[WHAT THE TASK REQUIRES] Go through the listing and set it down exactly, leaving out its pictures.

[EXCERPTED RECORDS]
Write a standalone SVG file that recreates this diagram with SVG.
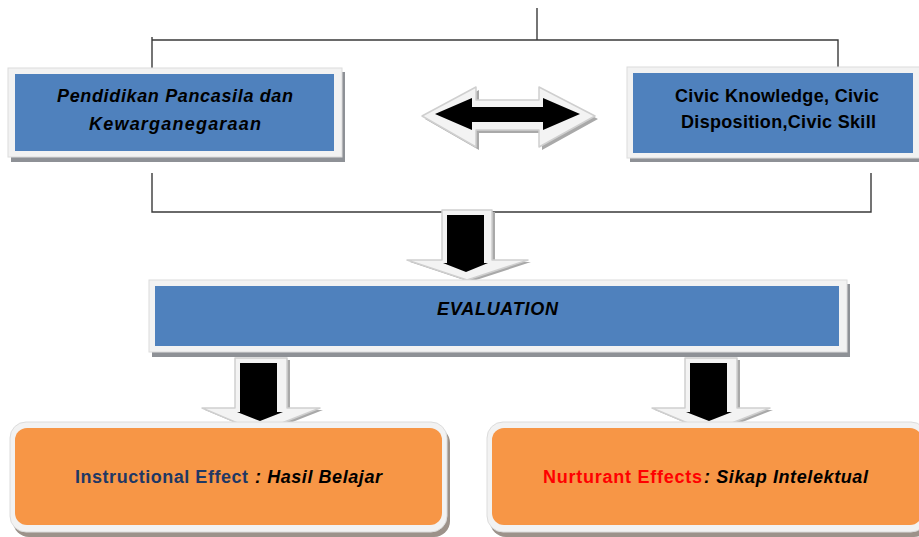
<svg xmlns="http://www.w3.org/2000/svg" width="919" height="537" viewBox="0 0 919 537">
  <defs>
    <style>
      .wire { fill: none; stroke: #3a3a3a; stroke-width: 1.4; }
      .frame { fill: #f2f2f2; stroke: #dcdcdc; stroke-width: 1; }
      .shadow { fill: #8e9196; }
      .shadow-o { fill: #9c928a; }
      .blue { fill: #4f81bd; }
      .orange { fill: #f79646; }
      .arrow-bevel { fill: #f3f3f3; stroke: #cfcfcf; stroke-width: 1.5; stroke-linejoin: round; }
      .arrow-shade { fill: #a9a9a9; }
      .arrow-core { fill: #000; }
      .lbl { font-family: "Liberation Sans", Arial, sans-serif; font-weight: bold; font-size: 18px; fill: #000; }
      .it { font-style: italic; }
      .navy { fill: #1f3864; }
      .red { fill: #ff0000; }
    </style>
  </defs>

  <rect width="919" height="537" fill="#ffffff"/>

  <!-- connector lines -->
  <g id="connectors">
    <path class="wire" d="M537,8 V40"/>
    <path class="wire" d="M152,37 V68"/>
    <path class="wire" d="M152,40 H838 V72"/>
    <path class="wire" d="M152,173 V212 H871 V173"/>
  </g>

  <!-- top-left node -->
  <g id="node-ppkn">
    <rect class="shadow" x="11" y="72" width="334" height="90"/>
    <rect class="frame" x="8" y="68" width="334" height="89"/>
    <rect class="blue" x="15" y="74" width="319" height="77"/>
    <text class="lbl it" x="57" y="102" textLength="236" lengthAdjust="spacing">Pendidikan Pancasila dan</text>
    <text class="lbl it" x="89" y="130" textLength="172" lengthAdjust="spacing">Kewarganegaraan</text>
  </g>

  <!-- top-right node -->
  <g id="node-civic">
    <rect class="shadow" x="630" y="71" width="300" height="91"/>
    <rect class="frame" x="627" y="67" width="300" height="91"/>
    <rect class="blue" x="633" y="73" width="280" height="80"/>
    <text class="lbl" x="675" y="102" textLength="204" lengthAdjust="spacing">Civic Knowledge, Civic</text>
    <text class="lbl" x="681" y="128" textLength="195" lengthAdjust="spacing">Disposition,Civic Skill</text>
  </g>

  <!-- two-way arrow between the top nodes -->
  <g id="arrow-both">
    <polygon class="arrow-shade" points="425,119 479,90 479,103 542,103 542,90 598,119 542,150 542,133 479,133 479,150"/>
    <polygon class="arrow-bevel" points="422,116 476,87 476,100 539,100 539,87 595,116 539,147 539,130 476,130 476,147"/>
    <polygon class="arrow-core" points="435,114 472,98 472,107 543,107 543,98 580,114 543,130 543,122 472,122 472,130"/>
  </g>

  <!-- arrow into evaluation -->
  <g id="arrow-eval">
    <polygon class="arrow-shade" points="445,212 495,212 495,262 531,262 470,282 410,262 445,262"/>
    <polygon class="arrow-bevel" points="442,210 492,210 492,260 528,260 467,280 407,260 442,260"/>
    <polygon class="arrow-core" points="447,215 484,215 484,263 488,263 466,272 443,263 447,263"/>
  </g>

  <!-- evaluation node -->
  <g id="node-evaluation">
    <rect class="shadow" x="152" y="284" width="698" height="73"/>
    <rect class="frame" x="149" y="280" width="698" height="72"/>
    <rect class="blue" x="155" y="286" width="684" height="60"/>
    <text class="lbl it" x="437" y="315" textLength="121" lengthAdjust="spacing">EVALUATION</text>
  </g>

  <!-- arrows out of evaluation -->
  <g id="arrow-left">
    <polygon class="arrow-shade" points="238,360 290,360 290,410 323,410 262,434 205,410 238,410"/>
    <polygon class="arrow-bevel" points="235,358 287,358 287,408 320,408 259,432 202,408 235,408"/>
    <polygon class="arrow-core" points="240,363 277,363 277,412 283,412 260,421 237,412 240,412"/>
  </g>
  <g id="arrow-right">
    <polygon class="arrow-shade" points="688,360 740,360 740,410 773,410 712,434 655,410 688,410"/>
    <polygon class="arrow-bevel" points="685,358 737,358 737,408 770,408 709,432 652,408 685,408"/>
    <polygon class="arrow-core" points="690,363 727,363 727,412 732,412 709,421 686,412 690,412"/>
  </g>

  <!-- bottom-left node -->
  <g id="node-instructional">
    <rect class="shadow-o" x="13" y="427" width="437" height="110" rx="16"/>
    <rect class="frame" x="10" y="422" width="437" height="110" rx="16"/>
    <rect class="orange" x="15" y="428" width="427" height="97" rx="12"/>
    <text class="lbl navy" x="75" y="483" textLength="173" lengthAdjust="spacing">Instructional Effect</text>
    <text class="lbl it" x="255" y="483" textLength="127" lengthAdjust="spacing">: Hasil Belajar</text>
  </g>

  <!-- bottom-right node -->
  <g id="node-nurturant">
    <rect class="shadow-o" x="490" y="427" width="440" height="110" rx="16"/>
    <rect class="frame" x="487" y="422" width="440" height="110" rx="16"/>
    <rect class="orange" x="492" y="428" width="430" height="97" rx="12"/>
    <text class="lbl red" x="543" y="483" textLength="159" lengthAdjust="spacing">Nurturant Effects</text>
    <text class="lbl it" x="704" y="483" textLength="164" lengthAdjust="spacing">: Sikap Intelektual</text>
  </g>
</svg>
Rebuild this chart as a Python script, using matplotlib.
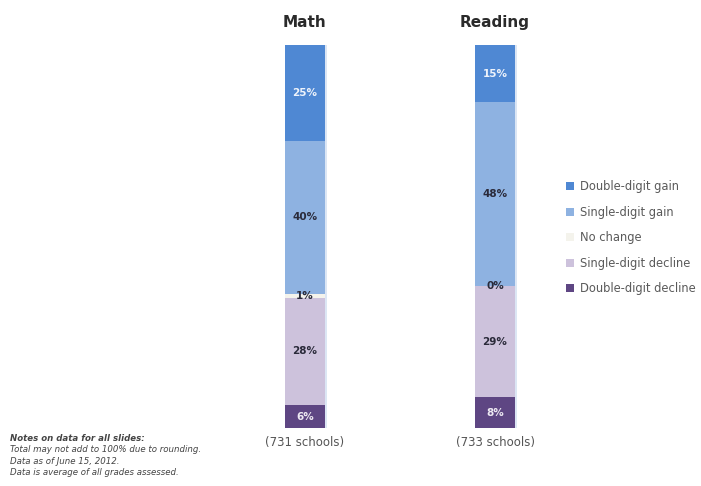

[TASK SOLUTION]
Write a standalone SVG file that recreates this diagram with SVG.
<svg xmlns="http://www.w3.org/2000/svg" width="919" height="537" viewBox="0 0 919 537">
  <defs>
    <style>
      .wire { fill: none; stroke: #3a3a3a; stroke-width: 1.4; }
      .frame { fill: #f2f2f2; stroke: #dcdcdc; stroke-width: 1; }
      .shadow { fill: #8e9196; }
      .shadow-o { fill: #9c928a; }
      .blue { fill: #4f81bd; }
      .orange { fill: #f79646; }
      .arrow-bevel { fill: #f3f3f3; stroke: #cfcfcf; stroke-width: 1.5; stroke-linejoin: round; }
      .arrow-shade { fill: #a9a9a9; }
      .arrow-core { fill: #000; }
      .lbl { font-family: "Liberation Sans", Arial, sans-serif; font-weight: bold; font-size: 18px; fill: #000; }
      .it { font-style: italic; }
      .navy { fill: #1f3864; }
      .red { fill: #ff0000; }
    </style>
  </defs>

  <rect width="919" height="537" fill="#ffffff"/>

  <!-- connector lines -->
  <g id="connectors">
    <path class="wire" d="M537,8 V40"/>
    <path class="wire" d="M152,37 V68"/>
    <path class="wire" d="M152,40 H838 V72"/>
    <path class="wire" d="M152,173 V212 H871 V173"/>
  </g>

  <!-- top-left node -->
  <g id="node-ppkn">
    <rect class="shadow" x="11" y="72" width="334" height="90"/>
    <rect class="frame" x="8" y="68" width="334" height="89"/>
    <rect class="blue" x="15" y="74" width="319" height="77"/>
    <text class="lbl it" x="57" y="102" textLength="236" lengthAdjust="spacing">Pendidikan Pancasila dan</text>
    <text class="lbl it" x="89" y="130" textLength="172" lengthAdjust="spacing">Kewarganegaraan</text>
  </g>

  <!-- top-right node -->
  <g id="node-civic">
    <rect class="shadow" x="630" y="71" width="300" height="91"/>
    <rect class="frame" x="627" y="67" width="300" height="91"/>
    <rect class="blue" x="633" y="73" width="280" height="80"/>
    <text class="lbl" x="675" y="102" textLength="204" lengthAdjust="spacing">Civic Knowledge, Civic</text>
    <text class="lbl" x="681" y="128" textLength="195" lengthAdjust="spacing">Disposition,Civic Skill</text>
  </g>

  <!-- two-way arrow between the top nodes -->
  <g id="arrow-both">
    <polygon class="arrow-shade" points="425,119 479,90 479,103 542,103 542,90 598,119 542,150 542,133 479,133 479,150"/>
    <polygon class="arrow-bevel" points="422,116 476,87 476,100 539,100 539,87 595,116 539,147 539,130 476,130 476,147"/>
    <polygon class="arrow-core" points="435,114 472,98 472,107 543,107 543,98 580,114 543,130 543,122 472,122 472,130"/>
  </g>

  <!-- arrow into evaluation -->
  <g id="arrow-eval">
    <polygon class="arrow-shade" points="445,212 495,212 495,262 531,262 470,282 410,262 445,262"/>
    <polygon class="arrow-bevel" points="442,210 492,210 492,260 528,260 467,280 407,260 442,260"/>
    <polygon class="arrow-core" points="447,215 484,215 484,263 488,263 466,272 443,263 447,263"/>
  </g>

  <!-- evaluation node -->
  <g id="node-evaluation">
    <rect class="shadow" x="152" y="284" width="698" height="73"/>
    <rect class="frame" x="149" y="280" width="698" height="72"/>
    <rect class="blue" x="155" y="286" width="684" height="60"/>
    <text class="lbl it" x="437" y="315" textLength="121" lengthAdjust="spacing">EVALUATION</text>
  </g>

  <!-- arrows out of evaluation -->
  <g id="arrow-left">
    <polygon class="arrow-shade" points="238,360 290,360 290,410 323,410 262,434 205,410 238,410"/>
    <polygon class="arrow-bevel" points="235,358 287,358 287,408 320,408 259,432 202,408 235,408"/>
    <polygon class="arrow-core" points="240,363 277,363 277,412 283,412 260,421 237,412 240,412"/>
  </g>
  <g id="arrow-right">
    <polygon class="arrow-shade" points="688,360 740,360 740,410 773,410 712,434 655,410 688,410"/>
    <polygon class="arrow-bevel" points="685,358 737,358 737,408 770,408 709,432 652,408 685,408"/>
    <polygon class="arrow-core" points="690,363 727,363 727,412 732,412 709,421 686,412 690,412"/>
  </g>

  <!-- bottom-left node -->
  <g id="node-instructional">
    <rect class="shadow-o" x="13" y="427" width="437" height="110" rx="16"/>
    <rect class="frame" x="10" y="422" width="437" height="110" rx="16"/>
    <rect class="orange" x="15" y="428" width="427" height="97" rx="12"/>
    <text class="lbl navy" x="75" y="483" textLength="173" lengthAdjust="spacing">Instructional Effect</text>
    <text class="lbl it" x="255" y="483" textLength="127" lengthAdjust="spacing">: Hasil Belajar</text>
  </g>

  <!-- bottom-right node -->
  <g id="node-nurturant">
    <rect class="shadow-o" x="490" y="427" width="440" height="110" rx="16"/>
    <rect class="frame" x="487" y="422" width="440" height="110" rx="16"/>
    <rect class="orange" x="492" y="428" width="430" height="97" rx="12"/>
    <text class="lbl red" x="543" y="483" textLength="159" lengthAdjust="spacing">Nurturant Effects</text>
    <text class="lbl it" x="704" y="483" textLength="164" lengthAdjust="spacing">: Sikap Intelektual</text>
  </g>
</svg>
Rebuild this chart as a Python script, using matplotlib.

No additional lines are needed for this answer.